Anita Johnson Oct 4, 2005

BAKER, Louisiana—A dozen miles north of Baton Rouge, in a rural Louisiana town called Baker, a new city is being erected for Katrina evacuees.

The structures are airless metal trailers, poorly suited for 90-degree heat. In less than two weeks, 600 of these containers will be standing in a big field. Rows of port-a-potties and showering facilities will complete the FEMA-funded trailer-home subdivision, swelling Baker’s pre-Katrina population of 13,500 by 2,000.

Baker’s trailer camp – and many others like it – are being developed by the Shaw Group, a Baton Rouge company that has received at least $200 million in FEMA funds for post-Katrina cleanup and reconstruction. The Shaw Group is a client of former FEMA director, now lobbyist and Salon.com-dubbed “disaster pimp” Joseph Allbaugh, who resigned in 2003 and arranged for the now-disgraced Michael Brown to become his replacement.

Shaw CEO Jim Bernhard, a close friend of Louisiana Governor Kathleen Blanco, recently stepped down from his post as the state’s Democratic Party chairman, allegedly to avoid the appearance of cronyism. The week before, after the Shaw Group announced it had secured two FEMA nobid contracts, its stock surged to a three-year high.

According to FEMA, some 300,000 displaced families in Louisiana, Mississippi and Alabama are in need of “temporary housing.” Those involved in the Baker project interpret “temporary” to mean anywhere from five months to five years. And as FEMA attempts to meet President Bush’s request to close most shelters by mid-October, small, white rural towns in Louisiana are reporting outbursts of NIMBY-ism.

The bigger picture, many community activists argue, is a resettlement policy that looks like selective depopulation. In New Orleans and parts of the Gulf Coast, predominantly poor communities and communities of color are being dispersed, as families are scattered across the country with one-way tickets and no way to get back home.

The LA Times reported that Latter & Blum, one of New Orleans’ largest real estate brokerages, was receiving 20 buy calls for every sell call. “Those who want to see this city rebuilt want to see it done in a completely different way: demographically, geographically and politically,” James Reiss, a wealthy Uptown scion and New Orleans Regional Authority chairman, told the Wall Street Journal.

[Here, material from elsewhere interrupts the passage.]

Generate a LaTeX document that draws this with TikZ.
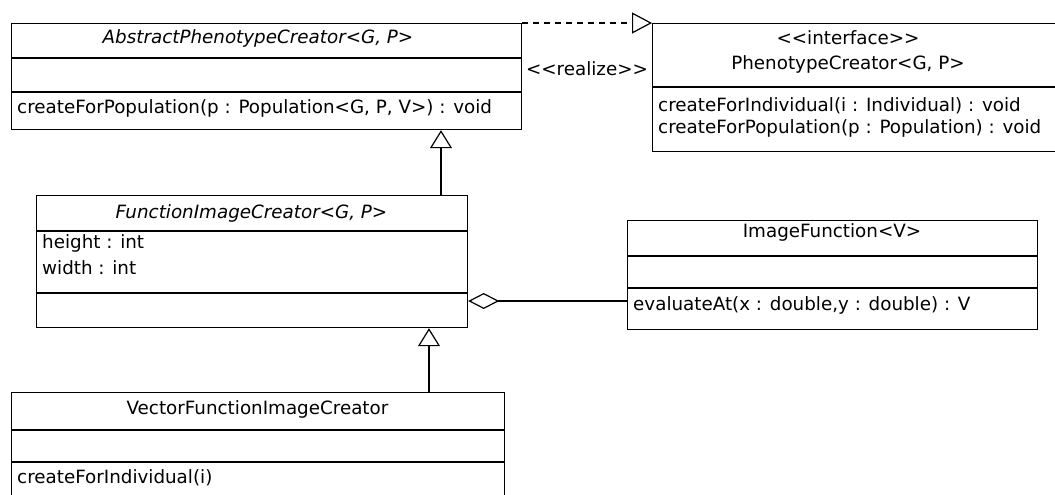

Last week, in largely poor and Black neighborhoods such as the Ninth Ward, there was almost no government presence. Instead, relief and rebuilding was being administered by groups like Community Labor United, the Common Ground Collective and Food Not Bombs.

These efforts are likely to continue because FEMA and Red Cross shelters are under pressure to close. The Mississippi Coliseum in Jackson was recently cleared of displaced people so that a Disney on Ice “Finding Nemo” show could go on as planned.